• _DATASET CONTENT_
══════
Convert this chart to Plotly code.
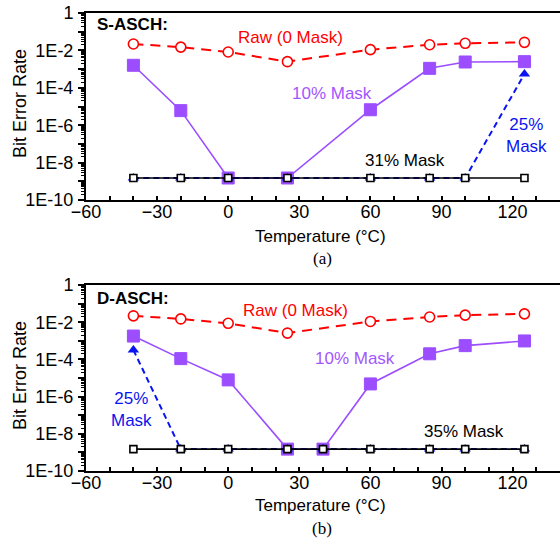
import plotly.graph_objects as go

# ---------------- data ----------------
temps_a = [-40, -20, 0, 25, 60, 85, 100, 125]
raw_a = [2.2e-2, 1.5e-2, 8.2e-3, 2.5e-3, 1.1e-2, 2.0e-2, 2.4e-2, 2.7e-2]
mask10_a = [1.6e-3, 6.0e-6, 1.5e-9, 1.5e-9, 6.7e-6, 1.1e-3, 2.4e-3, 2.5e-3]
mask25_a = [1.5e-9, 1.5e-9, 1.5e-9, 1.5e-9, 1.5e-9, 1.5e-9, 1.5e-9, 5.5e-4]
mask31_a = [1.5e-9, 1.5e-9, 1.5e-9, 1.5e-9, 1.5e-9, 1.5e-9, 1.5e-9, 1.5e-9]

temps_raw_b = [-40, -20, 0, 25, 60, 85, 100, 125]
raw_b = [2.2e-2, 1.5e-2, 8.7e-3, 2.6e-3, 1.1e-2, 1.9e-2, 2.4e-2, 2.8e-2]
temps_b = [-40, -20, 0, 25, 40, 60, 85, 100, 125]
mask10_b = [1.8e-3, 1.1e-4, 7.9e-6, 1.5e-9, 1.5e-9, 4.8e-6, 2.0e-4, 5.5e-4, 9.8e-4]
mask25_b = [3.2e-4, 1.5e-9, 1.5e-9, 1.5e-9, 1.5e-9, 1.5e-9, 1.5e-9, 1.5e-9, 1.5e-9]
mask35_b = [1.5e-9, 1.5e-9, 1.5e-9, 1.5e-9, 1.5e-9, 1.5e-9, 1.5e-9, 1.5e-9, 1.5e-9]

x_ticks = [-60, -30, 0, 30, 60, 90, 120]
y_ticks = [1, 1e-1, 1e-2, 1e-3, 1e-4, 1e-5, 1e-6, 1e-7, 1e-8, 1e-9, 1e-10]
y_ticktext = ["1", "", "1E-2", "", "1E-4", "", "1E-6", "", "1E-8", "", "1E-10"]

# ---------------- style ----------------
RED = "#ff0000"
PURPLE = "#9b4dff"
PURPLE_TXT = "#a356ff"
BLUE = "#0a14f0"
FONT = "Liberation Sans, Arial, sans-serif"
W, H = 560, 542

fig = go.Figure()


def add_panel(xa, ya, t_raw, raw, t, m10, m25, mlast):
    fig.add_trace(go.Scatter(
        x=t_raw, y=raw, mode="lines+markers", xaxis=xa, yaxis=ya,
        line=dict(color=RED, width=2, dash="10px,7px"),
        marker=dict(symbol="circle", size=10, color="white",
                    line=dict(color=RED, width=1.6))))
    fig.add_trace(go.Scatter(
        x=t, y=m10, mode="lines+markers", xaxis=xa, yaxis=ya,
        line=dict(color=PURPLE, width=1.6),
        marker=dict(symbol="square", size=12, color=PURPLE,
                    line=dict(color=PURPLE, width=1))))
    fig.add_trace(go.Scatter(
        x=t, y=m25, mode="lines+markers", xaxis=xa, yaxis=ya,
        line=dict(color=BLUE, width=2, dash="6px,4px"),
        marker=dict(symbol="triangle-up", size=10, color=BLUE)))
    fig.add_trace(go.Scatter(
        x=t, y=mlast, mode="lines+markers", xaxis=xa, yaxis=ya,
        line=dict(color="black", width=1.6),
        marker=dict(symbol="square", size=7, color="white",
                    line=dict(color="black", width=1.6))))


add_panel("x", "y", temps_a, raw_a, temps_a, mask10_a, mask25_a, mask31_a)
add_panel("x2", "y2", temps_raw_b, raw_b, temps_b, mask10_b, mask25_b, mask35_b)

minor_vals = [k * 10.0 ** d for d in range(-10, 0) for k in range(2, 10)]

xcommon = dict(range=[-60, 140], tickvals=x_ticks, ticks="inside", ticklen=4,
               tickwidth=1.5, tickcolor="black", showline=True, linewidth=2,
               linecolor="black", mirror=True, showgrid=False, zeroline=False,
               automargin=False, ticklabelstandoff=-6,
               tickfont=dict(family=FONT, size=18, color="black"),
               minor=dict(tickvals=list(range(-60, 141, 10)), ticks="inside",
                          ticklen=4, tickcolor="black", tickwidth=1.5, showgrid=False))
ycommon = dict(type="log", range=[-10, 0], tickvals=y_ticks, ticktext=y_ticktext,
               ticks="outside", ticklen=6, tickwidth=1.5, tickcolor="black",
               showline=True, linewidth=2, linecolor="black", mirror=False,
               showgrid=False, zeroline=False, ticklabelstandoff=1, automargin=False,
               tickfont=dict(family=FONT, size=18, color="black"),
               minor=dict(tickvals=minor_vals, ticks="outside", ticklen=3,
                          tickcolor="black", tickwidth=1, showgrid=False))

x0 = 86 / W
fig.update_layout(
    width=W, height=H, margin=dict(l=0, r=0, t=0, b=0, pad=0, autoexpand=False),
    paper_bgcolor="white", plot_bgcolor="white", showlegend=False,
    font=dict(family=FONT, color="black"),
    xaxis=dict(domain=[x0, 1], anchor="y", **xcommon),
    yaxis=dict(domain=[1 - 200 / H, 1 - 13 / H], anchor="x", **ycommon),
    xaxis2=dict(domain=[x0, 1], anchor="y2", **xcommon),
    yaxis2=dict(domain=[1 - 471 / H, 1 - 285 / H], anchor="x2", **ycommon),
)


def ann(text, x, y, color, size=17, xref="x", yref="y", bold=False,
        xanchor="center", yanchor="middle", family=FONT, **kw):
    if bold:
        text = "<b>" + text + "</b>"
    fig.add_annotation(text=text, x=x, y=y, xref=xref, yref=yref, showarrow=False,
                       xanchor=xanchor, yanchor=yanchor,
                       font=dict(family=family, size=size, color=color), **kw)


# panel (a) labels
ann("S-ASCH:", -56.2, -0.63, "black", size=17, bold=True, xanchor="left")
ann("Raw (0 Mask)", 26.2, -1.29, RED)
ann("10% Mask", 43.9, -4.31, PURPLE_TXT)
ann("31% Mask", 74.8, -7.88, "black")
ann("25%<br>Mask", 125.9, -6.53, BLUE)

# panel (b) labels
ann("D-ASCH:", -56.2, -0.70, "black", size=17, bold=True, xanchor="left",
    xref="x2", yref="y2")
ann("Raw (0 Mask)", 28.3, -1.38, RED, xref="x2", yref="y2")
ann("10% Mask", 53.6, -3.93, PURPLE_TXT, xref="x2", yref="y2")
ann("35% Mask", 99.7, -7.89, "black", xref="x2", yref="y2")
ann("25%<br>Mask", -41, -6.72, BLUE, xref="x2", yref="y2")

# axis titles and captions
for (cy_t, cy_y, cy_c, cap) in [(237, 104, 258, "(a)"), (505, 376, 528, "(b)")]:
    ann("Temperature (°C)", 320 / W, 1 - cy_t / H, "black", size=17,
        xref="paper", yref="paper")
    ann("Bit Error Rate", 20 / W, 1 - cy_y / H, "black", size=18,
        xref="paper", yref="paper", textangle=-90)
    ann(cap, 322 / W, 1 - cy_c / H, "black", size=17, xref="paper", yref="paper",
        family="Liberation Serif, Times New Roman, serif")

fig.write_html("out.html")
══════
• _TASK OBJECTIVE_
From the top of the listing above, repeat each line exactly until you reach the line containing "[1.5e-9, 1.5e-9, 1.5e-9, 1.5e-9, 1.5e-9, 1.5e-9, 1.5e-9, 1.5e-9]", and repeat that one too. Leave the pictures out.

• _TASK SOLUTION_
Convert this chart to Plotly code.
import plotly.graph_objects as go

# ---------------- data ----------------
temps_a = [-40, -20, 0, 25, 60, 85, 100, 125]
raw_a = [2.2e-2, 1.5e-2, 8.2e-3, 2.5e-3, 1.1e-2, 2.0e-2, 2.4e-2, 2.7e-2]
mask10_a = [1.6e-3, 6.0e-6, 1.5e-9, 1.5e-9, 6.7e-6, 1.1e-3, 2.4e-3, 2.5e-3]
mask25_a = [1.5e-9, 1.5e-9, 1.5e-9, 1.5e-9, 1.5e-9, 1.5e-9, 1.5e-9, 5.5e-4]
mask31_a = [1.5e-9, 1.5e-9, 1.5e-9, 1.5e-9, 1.5e-9, 1.5e-9, 1.5e-9, 1.5e-9]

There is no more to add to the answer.